Ada yang dia sudah masuk 10 besar seleksi nasional untuk suatu international young leader program, dan yang akan diberangkatkan 4 orang. Setelah proses seleksi, ternyata dia ada di.. urutan ke 5. Ha ha. Dia dihubungi untuk bersiap- siap sebab dia masuk daftar cadangan, jika salah satu dari 4 orang itu batal berangkat, dialah yang akan berangkat.
Ada juga yang tak terpilih..
Kompetisinya dan persaingannya juga macam- macam levelnya. Ada yang seleksinya tingkat nasional, lalu nanti bergabung dengan rombongan lain dari negara lain. Ada yang sejak awal, seleksinya sudah seleksi internasional, tak lagi merupakan perwakilan negara, dia sudah bersaing langsung di level global.
Aku dan ayahnya sih senang- senang saja dia begitu. Itu kan keinginannya sendiri. Dan kami lihat dia tak terbeban. Menulis makalah yang biasanya menjadi syarat untuk mendaftar, juga dia lakukan dengan santai disela- sela waktu luangnya. Kadang-kadang topik yang diminta berhubungan dengan jurusan yang dia pelajari di Perguruan Tinggi saat ini. Adakalanya, nggak ada hubungannya sama sekali.
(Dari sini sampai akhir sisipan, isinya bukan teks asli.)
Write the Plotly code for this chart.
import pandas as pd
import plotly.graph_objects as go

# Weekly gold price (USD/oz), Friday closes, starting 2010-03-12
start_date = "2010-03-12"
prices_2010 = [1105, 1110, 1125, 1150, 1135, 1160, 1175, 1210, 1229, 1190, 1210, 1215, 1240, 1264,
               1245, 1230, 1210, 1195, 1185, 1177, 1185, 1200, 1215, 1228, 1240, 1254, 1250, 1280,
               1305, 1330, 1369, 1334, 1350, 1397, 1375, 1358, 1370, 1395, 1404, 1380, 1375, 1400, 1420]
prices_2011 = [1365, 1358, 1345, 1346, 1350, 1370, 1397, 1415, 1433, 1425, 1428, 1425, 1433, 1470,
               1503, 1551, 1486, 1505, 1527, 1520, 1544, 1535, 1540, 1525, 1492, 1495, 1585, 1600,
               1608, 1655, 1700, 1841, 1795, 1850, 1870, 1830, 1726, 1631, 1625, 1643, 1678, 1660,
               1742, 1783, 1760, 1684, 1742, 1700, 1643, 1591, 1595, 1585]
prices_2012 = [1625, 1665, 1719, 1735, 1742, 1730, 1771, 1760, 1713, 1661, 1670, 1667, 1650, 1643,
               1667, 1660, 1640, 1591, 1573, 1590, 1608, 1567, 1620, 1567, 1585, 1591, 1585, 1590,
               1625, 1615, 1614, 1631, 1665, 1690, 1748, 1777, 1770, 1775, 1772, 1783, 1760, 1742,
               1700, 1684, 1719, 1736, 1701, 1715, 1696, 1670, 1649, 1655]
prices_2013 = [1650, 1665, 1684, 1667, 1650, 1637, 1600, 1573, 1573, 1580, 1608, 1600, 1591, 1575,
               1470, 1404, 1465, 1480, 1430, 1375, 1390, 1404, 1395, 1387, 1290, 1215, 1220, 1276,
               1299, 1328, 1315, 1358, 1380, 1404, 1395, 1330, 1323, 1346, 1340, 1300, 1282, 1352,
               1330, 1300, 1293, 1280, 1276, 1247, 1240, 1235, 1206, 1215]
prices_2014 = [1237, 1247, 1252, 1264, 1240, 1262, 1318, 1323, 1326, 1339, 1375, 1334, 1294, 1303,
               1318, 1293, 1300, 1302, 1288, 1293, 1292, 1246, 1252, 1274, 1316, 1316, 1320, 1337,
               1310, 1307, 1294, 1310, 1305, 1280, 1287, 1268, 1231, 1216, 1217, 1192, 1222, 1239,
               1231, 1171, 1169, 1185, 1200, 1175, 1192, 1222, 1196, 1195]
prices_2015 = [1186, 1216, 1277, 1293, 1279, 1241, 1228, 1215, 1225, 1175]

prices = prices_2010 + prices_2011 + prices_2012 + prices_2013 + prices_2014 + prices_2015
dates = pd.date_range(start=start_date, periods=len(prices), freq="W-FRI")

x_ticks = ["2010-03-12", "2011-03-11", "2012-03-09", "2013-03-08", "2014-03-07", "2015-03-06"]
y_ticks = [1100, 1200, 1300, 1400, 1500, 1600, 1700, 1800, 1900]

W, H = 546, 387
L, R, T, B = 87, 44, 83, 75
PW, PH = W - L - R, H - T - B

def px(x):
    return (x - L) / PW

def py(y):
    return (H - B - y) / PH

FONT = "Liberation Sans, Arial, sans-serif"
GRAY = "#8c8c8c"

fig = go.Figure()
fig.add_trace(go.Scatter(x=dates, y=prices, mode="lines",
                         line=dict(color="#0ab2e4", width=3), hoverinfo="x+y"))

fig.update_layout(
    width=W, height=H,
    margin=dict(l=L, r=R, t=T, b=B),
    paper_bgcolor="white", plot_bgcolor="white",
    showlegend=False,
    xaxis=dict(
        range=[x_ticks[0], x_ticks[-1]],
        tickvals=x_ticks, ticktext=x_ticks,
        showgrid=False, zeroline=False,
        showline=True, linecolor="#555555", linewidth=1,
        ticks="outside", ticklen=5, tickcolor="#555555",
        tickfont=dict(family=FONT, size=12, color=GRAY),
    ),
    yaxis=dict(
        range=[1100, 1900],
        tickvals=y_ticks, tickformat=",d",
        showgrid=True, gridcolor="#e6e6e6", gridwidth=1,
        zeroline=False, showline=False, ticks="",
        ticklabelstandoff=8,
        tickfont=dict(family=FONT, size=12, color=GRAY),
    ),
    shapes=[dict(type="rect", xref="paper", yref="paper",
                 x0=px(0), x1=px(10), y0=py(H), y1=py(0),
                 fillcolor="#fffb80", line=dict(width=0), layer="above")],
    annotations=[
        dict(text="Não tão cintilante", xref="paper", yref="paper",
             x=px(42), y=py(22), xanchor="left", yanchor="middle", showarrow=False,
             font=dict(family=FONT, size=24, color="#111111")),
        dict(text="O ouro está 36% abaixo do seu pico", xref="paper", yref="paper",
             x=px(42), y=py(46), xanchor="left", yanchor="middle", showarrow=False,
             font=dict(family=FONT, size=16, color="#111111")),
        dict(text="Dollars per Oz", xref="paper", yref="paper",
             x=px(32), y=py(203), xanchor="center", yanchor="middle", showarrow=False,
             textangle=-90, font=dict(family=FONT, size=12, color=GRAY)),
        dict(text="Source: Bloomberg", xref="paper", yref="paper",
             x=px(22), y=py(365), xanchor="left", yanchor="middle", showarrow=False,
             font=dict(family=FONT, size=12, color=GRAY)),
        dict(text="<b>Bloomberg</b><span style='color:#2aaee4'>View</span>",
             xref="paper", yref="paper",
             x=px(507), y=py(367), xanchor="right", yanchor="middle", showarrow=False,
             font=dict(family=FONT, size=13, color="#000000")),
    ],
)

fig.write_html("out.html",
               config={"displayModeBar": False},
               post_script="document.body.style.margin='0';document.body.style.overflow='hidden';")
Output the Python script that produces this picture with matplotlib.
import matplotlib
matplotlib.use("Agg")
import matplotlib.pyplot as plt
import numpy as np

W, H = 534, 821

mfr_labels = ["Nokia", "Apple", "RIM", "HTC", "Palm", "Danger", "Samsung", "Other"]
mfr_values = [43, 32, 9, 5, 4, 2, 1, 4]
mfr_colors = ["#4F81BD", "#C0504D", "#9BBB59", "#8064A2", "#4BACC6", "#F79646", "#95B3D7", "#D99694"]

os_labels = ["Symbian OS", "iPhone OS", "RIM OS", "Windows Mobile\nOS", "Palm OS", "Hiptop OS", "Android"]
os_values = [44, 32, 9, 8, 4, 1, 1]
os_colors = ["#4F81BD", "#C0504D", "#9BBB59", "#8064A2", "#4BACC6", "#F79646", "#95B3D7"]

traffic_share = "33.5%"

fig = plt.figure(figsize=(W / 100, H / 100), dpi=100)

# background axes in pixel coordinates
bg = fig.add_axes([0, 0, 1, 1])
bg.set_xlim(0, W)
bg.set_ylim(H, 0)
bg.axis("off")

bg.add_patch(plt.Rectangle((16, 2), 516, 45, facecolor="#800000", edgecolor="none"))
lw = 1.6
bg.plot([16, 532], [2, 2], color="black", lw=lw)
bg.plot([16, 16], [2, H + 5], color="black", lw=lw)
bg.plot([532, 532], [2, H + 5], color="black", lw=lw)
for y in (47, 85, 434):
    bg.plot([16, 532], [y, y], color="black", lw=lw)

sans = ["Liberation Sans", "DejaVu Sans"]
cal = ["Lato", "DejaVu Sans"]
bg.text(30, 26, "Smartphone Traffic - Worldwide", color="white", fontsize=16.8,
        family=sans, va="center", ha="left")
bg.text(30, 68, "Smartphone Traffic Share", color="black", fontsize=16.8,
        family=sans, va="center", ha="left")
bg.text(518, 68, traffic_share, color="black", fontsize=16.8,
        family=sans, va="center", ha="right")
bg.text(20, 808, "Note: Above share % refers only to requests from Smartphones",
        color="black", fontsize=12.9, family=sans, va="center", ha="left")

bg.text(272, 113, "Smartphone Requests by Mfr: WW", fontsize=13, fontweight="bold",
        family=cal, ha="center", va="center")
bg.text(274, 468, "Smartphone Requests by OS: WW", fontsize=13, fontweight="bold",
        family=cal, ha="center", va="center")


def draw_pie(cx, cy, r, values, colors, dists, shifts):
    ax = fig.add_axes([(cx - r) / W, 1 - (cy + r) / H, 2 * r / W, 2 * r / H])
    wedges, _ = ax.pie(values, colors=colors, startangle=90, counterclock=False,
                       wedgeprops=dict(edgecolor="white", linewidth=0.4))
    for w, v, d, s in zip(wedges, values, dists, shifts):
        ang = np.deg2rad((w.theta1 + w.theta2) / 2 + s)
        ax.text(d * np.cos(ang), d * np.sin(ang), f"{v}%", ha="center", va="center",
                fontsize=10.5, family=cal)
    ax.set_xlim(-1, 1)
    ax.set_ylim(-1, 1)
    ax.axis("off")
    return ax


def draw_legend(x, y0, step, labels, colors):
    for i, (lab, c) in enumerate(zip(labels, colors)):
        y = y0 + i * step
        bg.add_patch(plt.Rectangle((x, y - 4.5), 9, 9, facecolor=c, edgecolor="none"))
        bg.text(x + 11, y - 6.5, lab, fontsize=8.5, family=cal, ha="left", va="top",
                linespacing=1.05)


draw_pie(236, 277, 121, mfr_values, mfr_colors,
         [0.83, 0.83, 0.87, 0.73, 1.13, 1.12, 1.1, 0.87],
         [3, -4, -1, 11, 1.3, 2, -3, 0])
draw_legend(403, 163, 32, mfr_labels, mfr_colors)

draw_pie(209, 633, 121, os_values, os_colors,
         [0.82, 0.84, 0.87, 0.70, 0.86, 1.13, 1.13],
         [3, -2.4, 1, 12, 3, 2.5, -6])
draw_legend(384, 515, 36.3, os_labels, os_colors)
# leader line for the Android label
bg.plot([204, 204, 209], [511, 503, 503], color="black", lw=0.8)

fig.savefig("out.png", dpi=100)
Kami juga senang akan hal itu. Itu menunjukkan bahwa wawasannya cukup luas untuk bisa menulis sesuatu yang berbeda dengan bidang keilmuan formal yang dia sedang pelajari.
Plus, ini juga penting: dia menerima keberhasilan maupun kegagalannya saat mendaftarkan diri dalam program- program semacam itu juga dengan sikap yang ‘biasa- biasa saja’. Tidak berlebihan senang atau kecewanya jika berhasil atau gagal.
Bagi kami, ini penting sekali…
***
Saat mereka kecil, jika ada lomba ini dan itu di sekolahnya atau di luar sekolah yang kami tahu, kami akan beritahu anak (-anak) kami dan tawarkan apakah mereka ingin ikut. Jika ingin, ya kami daftar dan antarkan. Jika tak mau, tidak apa- apa.
Kami selalu menyadari, mendidik anak itu marathon, bukan sprint. Bagi kami, mendidik anak untuk memiliki mental juara, lebih penting daripada sekedar menjadikannya juara instan.